The United States faces a national debt surpassing $34 trillion—a figure so large, it almost feels abstract. Over the decades, both parties have contributed to its growth, and despite countless debates, the debt continues to rise. But what if we shifted our perspective?
Instead of scrambling to fix it in a decade or two, what if we committed to a 100-year plan—a long-term, disciplined strategy to gradually eliminate the debt while growing stronger as a nation?
This is not a call for panic or austerity. It's a call for vision, stability, and responsibility—a generational promise that the future will not be burdened by the past.
Why 100 Years?
Because some problems are too big for short-term solutions.
A century-long plan allows for a measured, sustainable approach—one that avoids economic shocks, preserves public services, and aligns with long-term national growth. It doesn’t require radical upheaval, just consistent forward motion.
And over 100 years, even modest reforms—if maintained—can yield extraordinary results.
1. Economic Growth: The Foundation of Debt Reduction
The single most powerful force in debt reduction is a growing economy. If GDP grows faster than the debt, then the debt becomes smaller relative to the economy. Over time, this is how you win the long game.
We can fuel that growth through:
Investment in innovation and infrastructure: Expand leadership in AI, biotech, green energy, and advanced manufacturing.
High-skill immigration: Attract the best minds in the world to drive productivity and expand the tax base.
Education & workforce development: Prepare Americans for the jobs of tomorrow with world-class training and access to opportunity.

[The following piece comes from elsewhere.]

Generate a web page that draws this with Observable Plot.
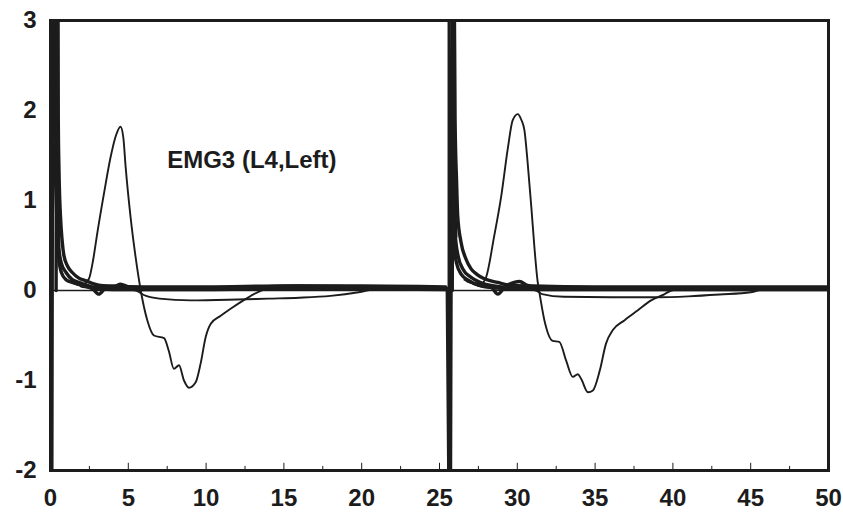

Sustained real GDP growth of 2–3% would make it dramatically easier to manage and reduce the debt without cutting essential programs or raising taxes broadly.
2. Structural Budget Surpluses: A Slow and Steady Strategy
To retire $34 trillion over 100 years, the federal government would need to run modest annual budget surpluses, ideally around 0.5% to 1.0% of GDP.
That’s about $150 to $300 billion a year.
Over time, with compound interest and economic expansion, these surpluses would steadily reduce the debt until it’s fully retired.
The beauty of this approach is its sustainability: No drastic cuts or major tax hikes—just consistent fiscal responsibility embedded in law and practice.
3. Smarter Tax Policy: Growth-Oriented and Fair
We don’t need to raise income taxes dramatically—we need to modernize the tax code for a 21st-century economy.
Broaden the tax base by closing loopholes and eliminating inefficient deductions.
Implement a modest national sales tax to raise revenue while encouraging sustainability.
Improve IRS enforcement to reduce tax evasion and ensure that everyone pays what they owe.
A fairer, simpler tax system can increase revenue without slowing down the economy—and build public trust in the process.
4. Strategic Spending Reform: Efficient, Not Extreme
Spending reforms must focus on efficiency, not austerity.
Entitlement sustainability: Gradually raise retirement age, means-test benefits for wealthier Americans, and encourage private savings.
Healthcare cost control: Focus on preventative care, price negotiation, and value-based models to reduce long-term healthcare spending.
Defense modernization: Shift resources from outdated systems to emerging security needs like cybersecurity, AI, and unmanned defense.
Spending smarter—not necessarily spending less—is how we maintain national strength and fiscal balance simultaneously.
5. Interest Cost Management: Don’t Let Debt Snowball
Interest payments on the debt are one of the fastest-growing line items in the federal budget. Over 100 years, the government should:
Lock in low-interest, long-term financing where possible.
Coordinate monetary and fiscal policy to avoid inflationary spikes and manage borrowing costs.
Reducing interest payments creates space in the budget for investments in the future, rather than paying for the past.
6. A Fiscal Framework for the Century
A century-long goal needs structure. The U.S. should consider enacting:
A debt-to-GDP cap, which would require Congress to run surpluses during times of economic growth.
Automatic fiscal stabilizers, such as sunset provisions or spending brakes triggered by rising debt ratios.
These kinds of policies depoliticize fiscal responsibility and make it the default—regardless of which party is in power.
The Moral Case: A Legacy of Strength
Paying down the national debt over 100 years is more than an economic goal—it’s a moral stance. It says we believe in our country’s future. That we’re willing to plan ahead. That we understand the importance of building—not borrowing—our way forward.
It’s not just about charts or deficits. It’s about restoring trust, protecting future generations, and reclaiming control of our financial destiny.
Conclusion: The Century Starts Now
A 100-year plan to eliminate the national debt is not about cutting corners or chasing perfection. It’s about embracing a long-term vision rooted in common sense, shared sacrifice, and national pride.
We’ve faced greater challenges before—and triumphed.
Let’s do it again. Let’s prove to ourselves, and to the world, that America still has the resolve to think boldly, act wisely, and leave a legacy worth inheriting.